Posted: 11 Jun 2005, 21:14
by bronzefry
We went from the depths of winter to the height of summer within the span of 7 days here in the Boston area. All of a sudden, it's been at least 85 degrees F.for 5 days and it's expected to get up into the 90's and stay there for at least another 4 days. Mark Twain said,"If you don't like the weather in New England, wait a minute." Last summer wasn't particularly hot. I also didn't have any heat-sensitive species. Now that a Chaetostoma is in the picture, I'm very concerned. He's in a 75 gallon tank. Even with the heaters unplugged, the water pumps that gave off heat replaced and a cooling "pond" breeze, the water temperature is still 76 degrees F. The compact fluorescent light is running at 1/2 capacity. It's a 48" long double. I'm running the lamps that have the fan. The other half is off entirely.

My house is a split level. I'm on the lower level, which is built into a hill. This gives a measure of natural cooling. It feels cooler here than it does if you go a mile away. The upper portion of the house has one window air conditioner. There isn't any central air. The three ten gallon tanks are having the same problems. I've unplugged their heaters. I had (3) Aeneus Cories die in a very short span of time. I'm quite sure it was the heat. :cry:

I've restarted a "siesta" or nap period during the afternoon for all 4 tanks(soon to be 7). I used to do this to help control algae growth. Now, I'm doing it to hopefully cool the tanks down a little. The biggest jump in temperature seems to come between 6 pm and 7 pm. The temperature can go up 1 full degree in that hour. I've reset the timers to shut off for the night at 7 pm.(I'm in the process of creating a mini fishroom. It's a closet off of my bedroom which is actually the coolest point in the house. I think I'd better hurry.)

How does anybody here adapt to rising water temperatures with heat-sensitive species?

Posted: 11 Jun 2005, 23:42
by Shane
Bronzefry,
Sounds like you are using most of them, but here they are.

1) Small fan blowing across the tank's surface
2) Reverse the photo period. Tank lights are hot, so keep them off in the day and on at night.
3) Keep blinds and shades closed in the day.
4) Remove heaters.
5) Air conditioning. I have seen small portable models here for around US $100. Not cheap, but they would certainly work well for a fishroom in the summer.
6) Open a window. Heat is hot, but hot and humid is worse. Even a cracked window that allows a little better circulation makes a difference. This is what I mostly doing (along with no heaters, no day time lights, and closed blinds). The downside is I lose about an inch of water to evaporation every 2 days.
7) Keep tanks away from windows.
8) Run extra airstones.

-Shane

Posted: 12 Jun 2005, 00:05
by Silurus
You could also try floating bottles of chilled water (or even ice) as a last resort, although the caveats to this method are:
1) the extremely temporary nature of the fix and
2) the potential for large temperature fluctuations if you're not careful.

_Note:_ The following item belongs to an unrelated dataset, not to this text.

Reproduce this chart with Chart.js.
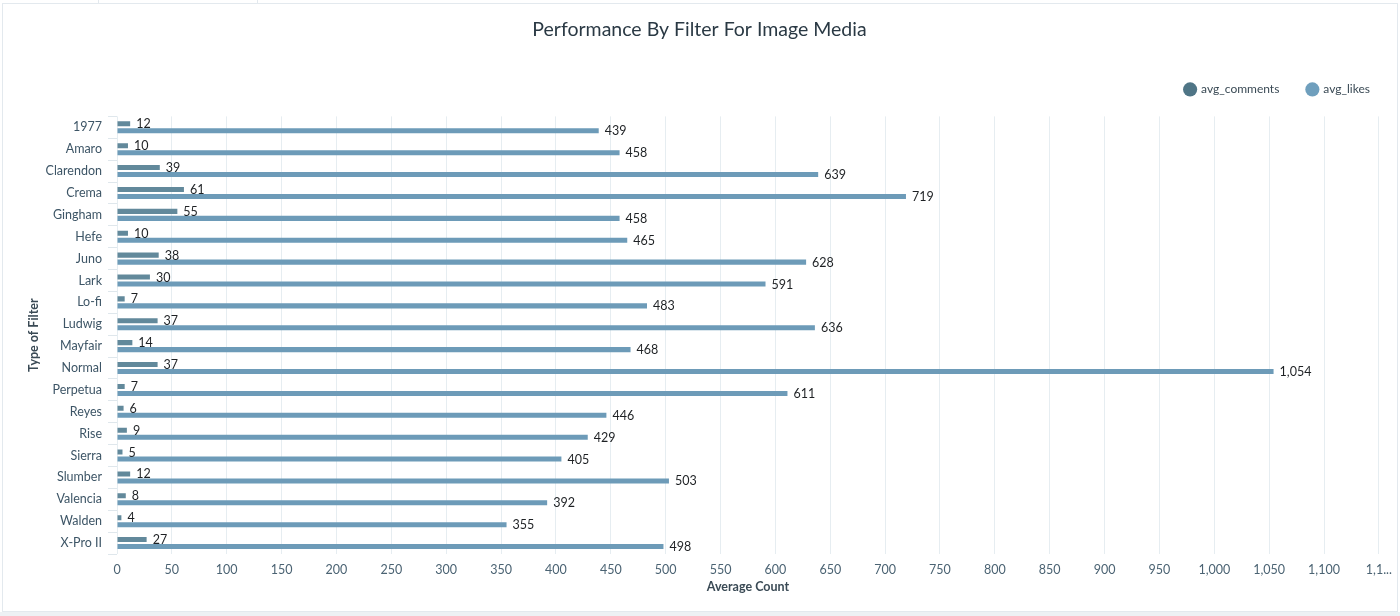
<!DOCTYPE html>
<html>
<head>
<meta charset="utf-8">
<script src="https://cdn.jsdelivr.net/npm/chart.js@4"></script>
<style>
  html, body { margin: 0; padding: 0; background: #ffffff; }
  #wrap { position: relative; width: 1400px; height: 616px; }
  canvas { display: block; }
</style>
</head>
<body>
<div id="wrap"><canvas id="c" width="1400" height="616"></canvas></div>
<script>
const categories = ["1977","Amaro","Clarendon","Crema","Gingham","Hefe","Juno","Lark","Lo-fi","Ludwig","Mayfair","Normal","Perpetua","Reyes","Rise","Sierra","Slumber","Valencia","Walden","X-Pro II"];
const avgComments = [12,10,39,61,55,10,38,30,7,37,14,37,7,6,9,5,12,8,4,27];
const avgLikes = [439,458,639,719,458,465,628,591,483,636,468,1054,611,446,429,405,503,392,355,498];
const seriesNames = ["avg_comments","avg_likes"];
const xTickMax = 1150;
const xTickStep = 50;

const FONT = "Lato, 'Open Sans', sans-serif";

const valueLabels = {
  id: 'valueLabels',
  afterDatasetsDraw(chart) {
    const ctx = chart.ctx;
    ctx.save();
    ctx.font = "12.5px " + FONT;
    ctx.fillStyle = "#1e2124";
    ctx.textAlign = "left";
    ctx.textBaseline = "middle";
    chart.data.datasets.forEach((ds, i) => {
      const meta = chart.getDatasetMeta(i);
      meta.data.forEach((bar, j) => {
        const v = ds.data[j];
        ctx.fillText(v.toLocaleString('en-US'), bar.x + 6, bar.y + 0.5);
      });
    });
    ctx.restore();
  }
};

const frame = {
  id: 'frame',
  beforeDraw(chart) {
    const ctx = chart.ctx;
    ctx.save();
    ctx.fillStyle = "#ffffff";
    ctx.fillRect(0, 0, 1400, 616);
    ctx.strokeStyle = "#e3e9ee";
    ctx.lineWidth = 1;
    ctx.strokeRect(2.5, 3.5, 1395, 608);
    ctx.fillStyle = "#edf1f4";
    ctx.fillRect(0, 612, 1400, 4);
    ctx.beginPath();
    ctx.moveTo(98.5, 0); ctx.lineTo(98.5, 3.5);
    ctx.moveTo(257.5, 0); ctx.lineTo(257.5, 3.5);
    ctx.stroke();
    ctx.restore();
  }
};

const legendFit = {
  id: 'legendFit',
  beforeInit(chart) {
    const orig = chart.legend.fit;
    chart.legend.fit = function () {
      orig.call(this);
      this.height = this.height + 11;
    };
  },
  afterLayout(chart) {
    chart.legend.right = chart.legend.right + 19;
  }
};

new Chart(document.getElementById('c'), {
  type: 'bar',
  data: {
    labels: categories,
    datasets: [
      {
        label: seriesNames[0],
        data: avgComments,
        backgroundColor: "#62899b",
        borderWidth: 0,
        categoryPercentage: 0.64,
        barPercentage: 0.72
      },
      {
        label: seriesNames[1],
        data: avgLikes,
        backgroundColor: "#6d9bb8",
        borderWidth: 0,
        categoryPercentage: 0.64,
        barPercentage: 0.72
      }
    ]
  },
  options: {
    indexAxis: 'y',
    responsive: false,
    animation: false,
    devicePixelRatio: 1,
    layout: { padding: { left: 20, right: 21, top: 0, bottom: 16 } },
    plugins: {
      title: {
        display: true,
        text: "Performance By Filter For Image Media",
        color: "#2a3944",
        font: { family: FONT, size: 19.5, weight: 'normal' },
        padding: { top: 18, bottom: 14 }
      },
      legend: {
        display: true,
        position: 'top',
        align: 'end',
        labels: {
          usePointStyle: true,
          pointStyle: 'circle',
          boxWidth: 10,
          boxHeight: 10,
          padding: 28,
          color: "#3a4a55",
          font: { family: FONT, size: 12 },
          generateLabels(chart) {
            const cols = ["#4f7586", "#6f9fbd"];
            return chart.data.datasets.map((ds, i) => ({
              text: ds.label,
              fillStyle: cols[i],
              strokeStyle: cols[i],
              lineWidth: 0,
              pointStyle: 'circle',
              datasetIndex: i,
              fontColor: "#3a4a55"
            }));
          }
        }
      },
      tooltip: { enabled: false }
    },
    scales: {
      x: {
        type: 'linear',
        min: 0,
        max: xTickMax,
        afterFit(scale) { scale.height = 46; },
        grid: {
          color: "#e6edf1",
          drawTicks: false,
          drawOnChartArea: true
        },
        border: { display: false },
        ticks: {
          stepSize: xTickStep,
          padding: 8,
          color: "#4b6373",
          font: { family: FONT, size: 12.5 },
          maxRotation: 0,
          autoSkip: false,
          callback(v) {
            if (v === xTickMax) return "1,1...";
            return Number(v).toLocaleString('en-US');
          }
        },
        title: {
          display: true,
          text: "Average Count",
          color: "#3a4a55",
          font: { family: FONT, size: 12.5, weight: 'bold' },
          padding: { top: 2, bottom: 6 }
        }
      },
      y: {
        type: 'category',
        afterFit(scale) { scale.width = 97; },
        grid: {
          offset: true,
          drawOnChartArea: false,
          drawTicks: true,
          tickLength: 9,
          color: "#dfe7ec"
        },
        border: { display: false },
        ticks: {
          padding: 6,
          color: "#3d5566",
          font: { family: FONT, size: 12.5 },
          autoSkip: false
        },
        title: {
          display: true,
          text: "Type of Filter",
          color: "#3a4a55",
          font: { family: FONT, size: 12.5, weight: 'bold' },
          padding: { top: 6, bottom: 0 }
        }
      }
    }
  },
  plugins: [frame, legendFit, valueLabels]
});
</script>
</body>
</html>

Posted: 12 Jun 2005, 07:59
by Marc van Arc
More water changes with cooler (not too !!) water is how I cope with this problem. However, I have 3 tanks. If you have 7, it might be a lot of work. On the other hand, it's for the benefit of your fish.

Posted: 12 Jun 2005, 19:03
by bronzefry
Thanks so much for the input. I wanted to make sure I was going in the correct direction. The temp.was 77.8 degrees F. at 6 am. I did the usually scheduled water changes this morning and this did lower the temperature by one full degree. I could see the Aeneus' breathing slow down a tad. The Cherry Barbs and Zebra Danios seem to like the water a bit warmer. I'm still trying to understand the needs of the Peckoltia sp.as he/she enters the fourth week of quarantine. I put some small bottles of water in the freezer in case of a spike in temperature.

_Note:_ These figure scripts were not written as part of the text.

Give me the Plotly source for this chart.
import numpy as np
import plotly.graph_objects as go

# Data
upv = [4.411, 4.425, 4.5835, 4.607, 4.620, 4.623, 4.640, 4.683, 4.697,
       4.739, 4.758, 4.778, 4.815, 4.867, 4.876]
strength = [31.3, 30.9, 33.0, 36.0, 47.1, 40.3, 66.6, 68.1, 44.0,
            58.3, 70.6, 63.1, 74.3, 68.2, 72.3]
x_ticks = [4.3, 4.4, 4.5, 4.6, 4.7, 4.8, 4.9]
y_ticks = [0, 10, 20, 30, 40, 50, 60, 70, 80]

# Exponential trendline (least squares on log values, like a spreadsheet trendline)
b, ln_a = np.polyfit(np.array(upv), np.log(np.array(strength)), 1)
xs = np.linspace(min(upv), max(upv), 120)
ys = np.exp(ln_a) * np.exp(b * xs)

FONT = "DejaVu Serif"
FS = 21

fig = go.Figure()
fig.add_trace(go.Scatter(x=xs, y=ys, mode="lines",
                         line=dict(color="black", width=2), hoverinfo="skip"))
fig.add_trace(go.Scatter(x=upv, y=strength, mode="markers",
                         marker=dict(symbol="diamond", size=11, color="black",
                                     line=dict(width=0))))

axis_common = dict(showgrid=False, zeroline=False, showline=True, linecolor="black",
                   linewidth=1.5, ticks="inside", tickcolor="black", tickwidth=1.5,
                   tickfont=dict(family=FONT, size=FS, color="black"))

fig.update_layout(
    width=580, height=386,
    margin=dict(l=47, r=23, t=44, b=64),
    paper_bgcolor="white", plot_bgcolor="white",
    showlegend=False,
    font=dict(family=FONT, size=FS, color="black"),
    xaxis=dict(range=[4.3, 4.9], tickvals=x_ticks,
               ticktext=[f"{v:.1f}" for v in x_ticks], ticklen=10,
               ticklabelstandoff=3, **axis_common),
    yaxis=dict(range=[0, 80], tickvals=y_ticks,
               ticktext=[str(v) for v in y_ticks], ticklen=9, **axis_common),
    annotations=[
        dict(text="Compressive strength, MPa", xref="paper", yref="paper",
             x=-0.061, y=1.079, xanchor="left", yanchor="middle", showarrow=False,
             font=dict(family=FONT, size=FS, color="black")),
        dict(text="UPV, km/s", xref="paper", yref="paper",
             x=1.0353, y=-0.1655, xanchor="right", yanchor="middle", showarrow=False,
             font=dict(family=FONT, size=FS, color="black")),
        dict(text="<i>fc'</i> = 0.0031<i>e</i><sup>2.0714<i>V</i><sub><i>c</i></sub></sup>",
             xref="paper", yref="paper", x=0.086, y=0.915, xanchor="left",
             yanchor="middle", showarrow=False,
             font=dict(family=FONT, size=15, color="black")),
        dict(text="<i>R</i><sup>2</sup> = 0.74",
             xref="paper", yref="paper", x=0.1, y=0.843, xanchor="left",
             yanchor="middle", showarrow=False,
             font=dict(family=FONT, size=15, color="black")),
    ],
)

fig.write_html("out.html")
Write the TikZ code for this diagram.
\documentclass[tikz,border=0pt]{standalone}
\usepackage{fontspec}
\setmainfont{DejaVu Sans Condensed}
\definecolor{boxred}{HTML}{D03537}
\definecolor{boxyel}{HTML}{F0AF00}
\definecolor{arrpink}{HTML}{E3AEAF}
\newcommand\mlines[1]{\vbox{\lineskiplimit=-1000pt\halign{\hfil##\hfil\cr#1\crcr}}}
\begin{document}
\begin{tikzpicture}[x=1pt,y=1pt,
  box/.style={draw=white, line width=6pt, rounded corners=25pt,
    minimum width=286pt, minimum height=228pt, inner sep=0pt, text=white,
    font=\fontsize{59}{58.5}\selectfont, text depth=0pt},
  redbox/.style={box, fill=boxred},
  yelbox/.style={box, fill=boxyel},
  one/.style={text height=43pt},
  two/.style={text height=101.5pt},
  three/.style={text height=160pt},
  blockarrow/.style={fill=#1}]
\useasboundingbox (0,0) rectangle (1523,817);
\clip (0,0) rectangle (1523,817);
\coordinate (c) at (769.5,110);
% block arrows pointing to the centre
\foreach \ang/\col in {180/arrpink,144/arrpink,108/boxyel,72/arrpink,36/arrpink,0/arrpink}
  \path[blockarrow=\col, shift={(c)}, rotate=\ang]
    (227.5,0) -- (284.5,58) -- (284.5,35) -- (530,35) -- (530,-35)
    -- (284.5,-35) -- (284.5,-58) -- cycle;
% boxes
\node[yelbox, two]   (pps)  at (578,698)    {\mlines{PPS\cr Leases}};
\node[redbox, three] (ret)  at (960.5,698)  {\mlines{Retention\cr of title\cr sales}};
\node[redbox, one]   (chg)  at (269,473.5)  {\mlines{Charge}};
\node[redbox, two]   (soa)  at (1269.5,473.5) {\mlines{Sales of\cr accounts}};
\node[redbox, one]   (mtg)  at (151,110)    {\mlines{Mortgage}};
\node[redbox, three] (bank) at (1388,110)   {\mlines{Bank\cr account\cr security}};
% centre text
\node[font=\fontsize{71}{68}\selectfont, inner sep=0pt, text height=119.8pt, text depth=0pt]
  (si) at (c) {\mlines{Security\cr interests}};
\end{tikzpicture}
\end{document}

We did have the annual duct cleaning on Friday. I wanted to give it a little test. So, I opened the registers and vents as wide as they would go and I closed the windows. I did all of this while the air conditioner was running upstairs. The cool air started to filter through. It's been about 2 hours now and the temperature in the downstairs feels almost "air conditioned." Four hours after the water change, the temperature is 74.9 F. The new forecast has either Tuesday or Wednesday as the end of this mini heatwave. My hat off to those who cope without air conditioning in warm climates. I don't know how you do it! 8)

Posted: 12 Jun 2005, 19:40
by Dave Rinaldo
I haven't turned on the AC yet this summer. Last year I used it five afternoons just for us humans! I'm running 25 tanks in one of the bedrooms. Room temp right now is 85, the top tanks are 80 and outside is 89 at 1:33PM. I try not to keep any fish that can't handle some heat for awhile. For example my 40G breeder tanks have two Enperor 400's each. Fans and open lids!

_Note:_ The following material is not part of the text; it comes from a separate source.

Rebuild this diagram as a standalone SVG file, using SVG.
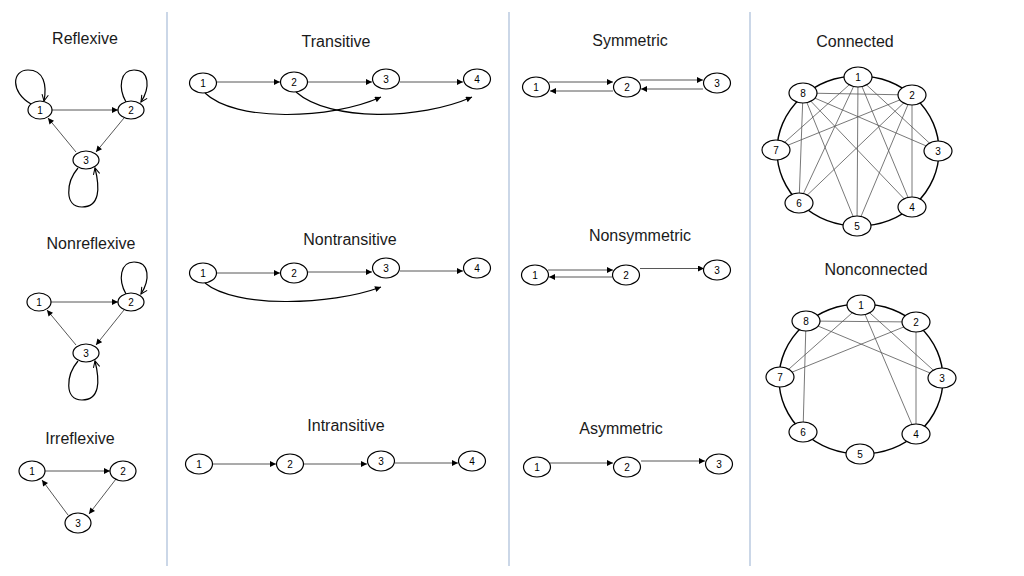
<svg xmlns="http://www.w3.org/2000/svg" width="1024" height="576" viewBox="0 0 1024 576">
<style>
.t{font-family:"Liberation Sans",Arial,sans-serif;font-size:16px;fill:#1a1a1a;text-anchor:middle}
.n ellipse{fill:#fff;stroke:#000;stroke-width:1.2}
.n text{font-family:"Liberation Sans",Arial,sans-serif;font-size:10px;fill:#000;text-anchor:middle}
.e{fill:none;stroke:#444;stroke-width:0.9;marker-end:url(#a)}
.c{fill:none;stroke:#000;stroke-width:1.2;marker-end:url(#a)}
.l{fill:none;stroke:#000;stroke-width:1.2;marker-end:url(#o)}
.g{fill:none;stroke:#555;stroke-width:0.8}
.ring{fill:none;stroke:#000;stroke-width:1.4}
.sep{stroke:#a8bcd8;stroke-width:1.2}
</style>
<defs>
<marker id="a" viewBox="0 0 10 10" refX="10" refY="5" markerWidth="7" markerHeight="6" markerUnits="userSpaceOnUse" orient="auto"><path d="M0,0L10,5L0,10z" fill="#000"/></marker>
<marker id="o" viewBox="0 0 10 10" refX="9" refY="5" markerWidth="8" markerHeight="8" markerUnits="userSpaceOnUse" orient="auto"><path d="M1,1L9,5L1,9" fill="none" stroke="#000" stroke-width="1.3"/></marker>
</defs>
<rect width="1024" height="576" fill="#fff"/>
<g id="separators">
<line class="sep" x1="167" y1="12" x2="167" y2="566"/>
<line class="sep" x1="509" y1="12" x2="509" y2="566"/>
<line class="sep" x1="750" y1="12" x2="750" y2="566"/>
</g>
<g id="titles">
<text class="t" x="85" y="44">Reflexive</text>
<text class="t" x="91" y="249">Nonreflexive</text>
<text class="t" x="80" y="444">Irreflexive</text>
<text class="t" x="336" y="47">Transitive</text>
<text class="t" x="350" y="245">Nontransitive</text>
<text class="t" x="346" y="431">Intransitive</text>
<text class="t" x="630" y="46">Symmetric</text>
<text class="t" x="640" y="241">Nonsymmetric</text>
<text class="t" x="621" y="434">Asymmetric</text>
<text class="t" x="855" y="47">Connected</text>
<text class="t" x="876" y="275">Nonconnected</text>
</g>
<g id="connectors">
<!-- Reflexive -->
<path class="e" d="M52,110L118,110"/>
<path class="e" d="M124,118L96,152"/>
<path class="e" d="M76,152L48,118"/>
<path class="l" d="M31,104C10,92 12,70 28,70C44,70 47,85 44,101"/>
<path class="l" d="M126,102C118,88 120,70 134,70C150,70 150,88 141,102"/>
<path class="l" d="M78,168C66,182 64,207 82,207C100,207 100,188 95,168"/>
<!-- Nonreflexive -->
<path class="e" d="M51,302L118,302"/>
<path class="e" d="M124,310L96,345"/>
<path class="e" d="M76,345L47,310"/>
<path class="l" d="M126,294C118,280 120,262 134,262C150,262 150,280 141,294"/>
<path class="l" d="M78,361C66,375 64,400 82,400C100,400 100,381 95,361"/>
<!-- Irreflexive -->
<path class="e" d="M45,471L110,471"/>
<path class="e" d="M116,479L89,514"/>
<path class="e" d="M68,515L42,480"/>
<!-- Transitive -->
<path class="e" d="M217,82L280,82"/>
<path class="e" d="M308,82L372,82"/>
<path class="e" d="M400,82L463,82"/>
<path class="c" d="M205,93C235,122 330,120 381,97"/>
<path class="c" d="M296,92C330,122 420,120 472,97"/>
<!-- Nontransitive -->
<path class="e" d="M217,273L280,273"/>
<path class="e" d="M308,272L372,272"/>
<path class="e" d="M400,271L463,271"/>
<path class="c" d="M205,283C235,308 330,306 381,287"/>
<!-- Intransitive -->
<path class="e" d="M213,464L276,464"/>
<path class="e" d="M304,464L367,464"/>
<path class="e" d="M395,463L458,463"/>
<!-- Symmetric -->
<path class="e" d="M549,82L613,82"/>
<path class="e" d="M613,91L550,91"/>
<path class="e" d="M640,80L703,80"/>
<path class="e" d="M703,89L641,89"/>
<!-- Nonsymmetric -->
<path class="e" d="M548,270L613,270"/>
<path class="e" d="M612,277L549,277"/>
<path class="e" d="M640,268.5L704,268.5"/>
<!-- Asymmetric -->
<path class="e" d="M550,463L613,463"/>
<path class="e" d="M641,461L705,461"/>
<!-- Connected -->
<ellipse class="ring" cx="858" cy="151" rx="81" ry="75"/>
<line class="g" x1="803" y1="93" x2="912" y2="95"/>
<line class="g" x1="858" y1="77" x2="776" y2="150"/>
<line class="g" x1="858" y1="77" x2="799" y2="203"/>
<line class="g" x1="858" y1="77" x2="857" y2="226"/>
<line class="g" x1="858" y1="77" x2="912" y2="207"/>
<line class="g" x1="858" y1="77" x2="938" y2="151"/>
<line class="g" x1="912" y1="95" x2="776" y2="150"/>
<line class="g" x1="912" y1="95" x2="799" y2="203"/>
<line class="g" x1="912" y1="95" x2="857" y2="226"/>
<line class="g" x1="912" y1="95" x2="912" y2="207"/>
<line class="g" x1="803" y1="93" x2="938" y2="151"/>
<line class="g" x1="803" y1="93" x2="912" y2="207"/>
<line class="g" x1="803" y1="93" x2="857" y2="226"/>
<line class="g" x1="803" y1="93" x2="799" y2="203"/>
<!-- Nonconnected -->
<ellipse class="ring" cx="861" cy="379" rx="82" ry="75"/>
<line class="g" x1="806" y1="321" x2="916" y2="322"/>
<line class="g" x1="861" y1="305" x2="780" y2="377"/>
<line class="g" x1="861" y1="305" x2="916" y2="434"/>
<line class="g" x1="861" y1="305" x2="942" y2="378"/>
<line class="g" x1="916" y1="322" x2="780" y2="377"/>
<line class="g" x1="916" y1="322" x2="916" y2="434"/>
<line class="g" x1="806" y1="321" x2="942" y2="378"/>
<line class="g" x1="806" y1="321" x2="803" y2="432"/>
</g>
<g id="reflexive-nodes">
<g id="r1" class="n"><ellipse cx="40" cy="110" rx="12" ry="9"/><text x="40" y="114">1</text></g>
<g id="r2" class="n"><ellipse cx="131" cy="110" rx="13" ry="9"/><text x="131" y="114">2</text></g>
<g id="r3" class="n"><ellipse cx="86" cy="160" rx="13" ry="9"/><text x="86" y="164">3</text></g>
</g>
<g id="nonreflexive-nodes">
<g id="nr1" class="n"><ellipse cx="39" cy="302" rx="12" ry="9"/><text x="39" y="306">1</text></g>
<g id="nr2" class="n"><ellipse cx="131" cy="302" rx="13" ry="9"/><text x="131" y="306">2</text></g>
<g id="nr3" class="n"><ellipse cx="86" cy="353" rx="13" ry="9"/><text x="86" y="357">3</text></g>
</g>
<g id="irreflexive-nodes">
<g id="ir1" class="n"><ellipse cx="32" cy="471" rx="13" ry="10"/><text x="32" y="475">1</text></g>
<g id="ir2" class="n"><ellipse cx="123" cy="471" rx="13" ry="10"/><text x="123" y="475">2</text></g>
<g id="ir3" class="n"><ellipse cx="78" cy="523" rx="13" ry="10"/><text x="78" y="527">3</text></g>
</g>
<g id="transitive-nodes">
<g id="t1" class="n"><ellipse cx="203" cy="83" rx="13.5" ry="10"/><text x="203" y="87">1</text></g>
<g id="t2" class="n"><ellipse cx="294" cy="82" rx="13.5" ry="10"/><text x="294" y="86">2</text></g>
<g id="t3" class="n"><ellipse cx="386" cy="79" rx="13.5" ry="10"/><text x="386" y="83">3</text></g>
<g id="t4" class="n"><ellipse cx="477" cy="79" rx="13.5" ry="10"/><text x="477" y="83">4</text></g>
</g>
<g id="nontransitive-nodes">
<g id="nt1" class="n"><ellipse cx="203" cy="273" rx="13.5" ry="10"/><text x="203" y="277">1</text></g>
<g id="nt2" class="n"><ellipse cx="294" cy="273" rx="13.5" ry="10"/><text x="294" y="277">2</text></g>
<g id="nt3" class="n"><ellipse cx="386" cy="268" rx="13.5" ry="10"/><text x="386" y="272">3</text></g>
<g id="nt4" class="n"><ellipse cx="477" cy="268" rx="13.5" ry="10"/><text x="477" y="272">4</text></g>
</g>
<g id="intransitive-nodes">
<g id="it1" class="n"><ellipse cx="199" cy="464" rx="13.5" ry="10"/><text x="199" y="468">1</text></g>
<g id="it2" class="n"><ellipse cx="290" cy="464" rx="13.5" ry="10"/><text x="290" y="468">2</text></g>
<g id="it3" class="n"><ellipse cx="381" cy="461" rx="13.5" ry="10"/><text x="381" y="465">3</text></g>
<g id="it4" class="n"><ellipse cx="472" cy="461" rx="13.5" ry="10"/><text x="472" y="465">4</text></g>
</g>
<g id="symmetric-nodes">
<g id="s1" class="n"><ellipse cx="536" cy="87" rx="13.5" ry="10"/><text x="536" y="91">1</text></g>
<g id="s2" class="n"><ellipse cx="627" cy="87" rx="13.5" ry="10"/><text x="627" y="91">2</text></g>
<g id="s3" class="n"><ellipse cx="717" cy="83" rx="13.5" ry="10"/><text x="717" y="87">3</text></g>
</g>
<g id="nonsymmetric-nodes">
<g id="ns1" class="n"><ellipse cx="535" cy="275" rx="13.5" ry="10"/><text x="535" y="279">1</text></g>
<g id="ns2" class="n"><ellipse cx="626" cy="275" rx="13.5" ry="10"/><text x="626" y="279">2</text></g>
<g id="ns3" class="n"><ellipse cx="717" cy="270" rx="13.5" ry="10"/><text x="717" y="274">3</text></g>
</g>
<g id="asymmetric-nodes">
<g id="as1" class="n"><ellipse cx="537" cy="467" rx="13.5" ry="10"/><text x="537" y="471">1</text></g>
<g id="as2" class="n"><ellipse cx="627" cy="467" rx="13.5" ry="10"/><text x="627" y="471">2</text></g>
<g id="as3" class="n"><ellipse cx="719" cy="464" rx="13.5" ry="10"/><text x="719" y="468">3</text></g>
</g>
<g id="connected-nodes">
<g id="c1" class="n"><ellipse cx="858" cy="77" rx="14" ry="10"/><text x="858" y="81">1</text></g>
<g id="c2" class="n"><ellipse cx="912" cy="95" rx="14" ry="10"/><text x="912" y="99">2</text></g>
<g id="c3" class="n"><ellipse cx="938" cy="151" rx="14" ry="10"/><text x="938" y="155">3</text></g>
<g id="c4" class="n"><ellipse cx="912" cy="207" rx="14" ry="10"/><text x="912" y="211">4</text></g>
<g id="c5" class="n"><ellipse cx="857" cy="226" rx="14" ry="10"/><text x="857" y="230">5</text></g>
<g id="c6" class="n"><ellipse cx="799" cy="203" rx="14" ry="10"/><text x="799" y="207">6</text></g>
<g id="c7" class="n"><ellipse cx="776" cy="150" rx="14" ry="10"/><text x="776" y="154">7</text></g>
<g id="c8" class="n"><ellipse cx="803" cy="93" rx="14" ry="10"/><text x="803" y="97">8</text></g>
</g>
<g id="nonconnected-nodes">
<g id="u1" class="n"><ellipse cx="861" cy="305" rx="14" ry="10"/><text x="861" y="309">1</text></g>
<g id="u2" class="n"><ellipse cx="916" cy="322" rx="14" ry="10"/><text x="916" y="326">2</text></g>
<g id="u3" class="n"><ellipse cx="942" cy="378" rx="14" ry="10"/><text x="942" y="382">3</text></g>
<g id="u4" class="n"><ellipse cx="916" cy="434" rx="14" ry="10"/><text x="916" y="438">4</text></g>
<g id="u5" class="n"><ellipse cx="860" cy="454" rx="14" ry="10"/><text x="860" y="458">5</text></g>
<g id="u6" class="n"><ellipse cx="803" cy="432" rx="14" ry="10"/><text x="803" y="436">6</text></g>
<g id="u7" class="n"><ellipse cx="780" cy="377" rx="14" ry="10"/><text x="780" y="381">7</text></g>
<g id="u8" class="n"><ellipse cx="806" cy="321" rx="14" ry="10"/><text x="806" y="325">8</text></g>
</g>
</svg>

Posted: 13 Jun 2005, 04:21
by WhitePine
I actually was just reading up on hvac stuff on line and found an iteresting note on the idea of pulling air vs. pushing air through a closed system. If you are using fans(small fans such as computer or fax fans) to cool your tanks you might be better off pulling the air throught the tank. Even these little fans put off some heat... and if you pull the air you will not be adding the extra heat to the system. I also have a high light planted tank (46 gallons) with 220 watts of cf over it... It puts out a lot of heat. I made a it a closed system with a glass shield infront of the light. The fan pulls the air through the closed area of the lights. I guess I could add an extra fan to pull air just over the water to add extra cooling. I run this tank at about 78 degrees constantly. It use to run alot warmer till I made the closed system.

Image

Cheers, Whitepine

Posted: 13 Jun 2005, 04:29
by Dinyar
My tanks run in the high 80s to low 90s F for 2-3 months every summer. Not something I recommend, but I can't say I've lost lots of fish fish as a result. In fact, I can't think of any fish I've lost specifically because of hot weather. I have lots of delicate fish that people say can't survive high temps that have come through previous summers unscathed.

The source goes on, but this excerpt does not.